[This blog post was written by Josh Hager, Reference Archivist in the Reference Unit of the Collections Services Section.]
In celebration of Women’s History Month, the State Archives of North Carolina is proud to announce our new Search Room exhibit, “A Fight for Citizenship: The 19th Amendment and Women’s Suffrage in North Carolina.” The bulk of the facsimiles included come from the private collection of Gertrude Weil, a prominent suffragist from Goldsboro. She was active in organizations such as the North Carolina Equal Suffrage League, the Federation of Women’s Clubs, and the League of Women Voters. Her collection spans 42 cubic feet and over one-hundred boxes of material, constituting a treasure trove for researchers into the women’s suffrage movement.

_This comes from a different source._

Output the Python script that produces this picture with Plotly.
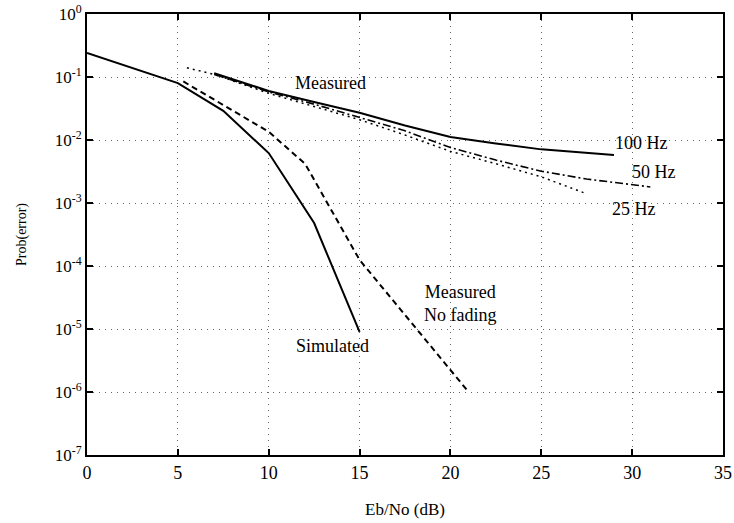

The collections of the State Archives provide a wealth of material concerning women’s suffrage, from letters and broadsides to the correspondence of state and local officials. Narrowing those choices down to the ten items on display proved difficult, but the items selected allow for a glance at several important documents and themes.
Visitors will also see a facsimile of the 19th Amendment, specifically the cover page sent by the U.S. Secretary of State to the N.C. Secretary of State which includes an official seal. The amendment arrived in North Carolina’s hands in 1919 and the General Assembly first considered it in 1920. However, legislators did not hold an up-or-down vote on the amendment in 1920; historians agree that the amendment would likely have lost the vote based on the legislators’ stated positions. On August 18, 1920, Tennessee narrowly voted for the 19th Amendment, making women’s suffrage the law of the land nationwide. North Carolina did not ultimately ratify the 19th Amendment until 1971 under Governor Bob Scott. The only state to ratify it after North Carolina was Mississippi in 1984.
Visitors will also get a chance to look at the amount of work and dedication needed to make women’s suffrage a reality. Gertrude Weil’s personal efforts are on display through an organizational pamphlet where she was elected as an officer and through correspondence with Secretary of the Navy Josephus Daniels to promote the cause. Photographs show women in a campaign office as well as at a public gathering wearing sashes for equality. “The Suffragist’s Calendar: A Year-book for Thinking Women” is a day-planner with helpful tips for political organization. Finally, the exhibit includes a letter from the leaders of two organizations asking for unity as women fought for the shared goal of the vote.
Amidst the triumphs of 1920, the exhibit also includes two examples of the opposition faced by the proponents of suffrage. Governor Thomas Bickett sent a message to the General Assembly in opposition to the 19th Amendment, arguing that women should not lower themselves to the political arena. His tone of social condescension was commonplace for 1920, but others in opposition held more unique views. For example, a petition to the General Assembly sent by a concerned citizen from Connecticut argued that women voting would increase ignorance at the polling place and that it was no better than a Soviet plot.
Despite the opposition, women in North Carolina and across the country gained the right to vote in 1920. We hope that our exhibit gives you a small window into the incredible people and organizations that fought for equality and succeeded. The exhibit is currently scheduled to run through the end of April, so please plan on visiting the Search Room soon.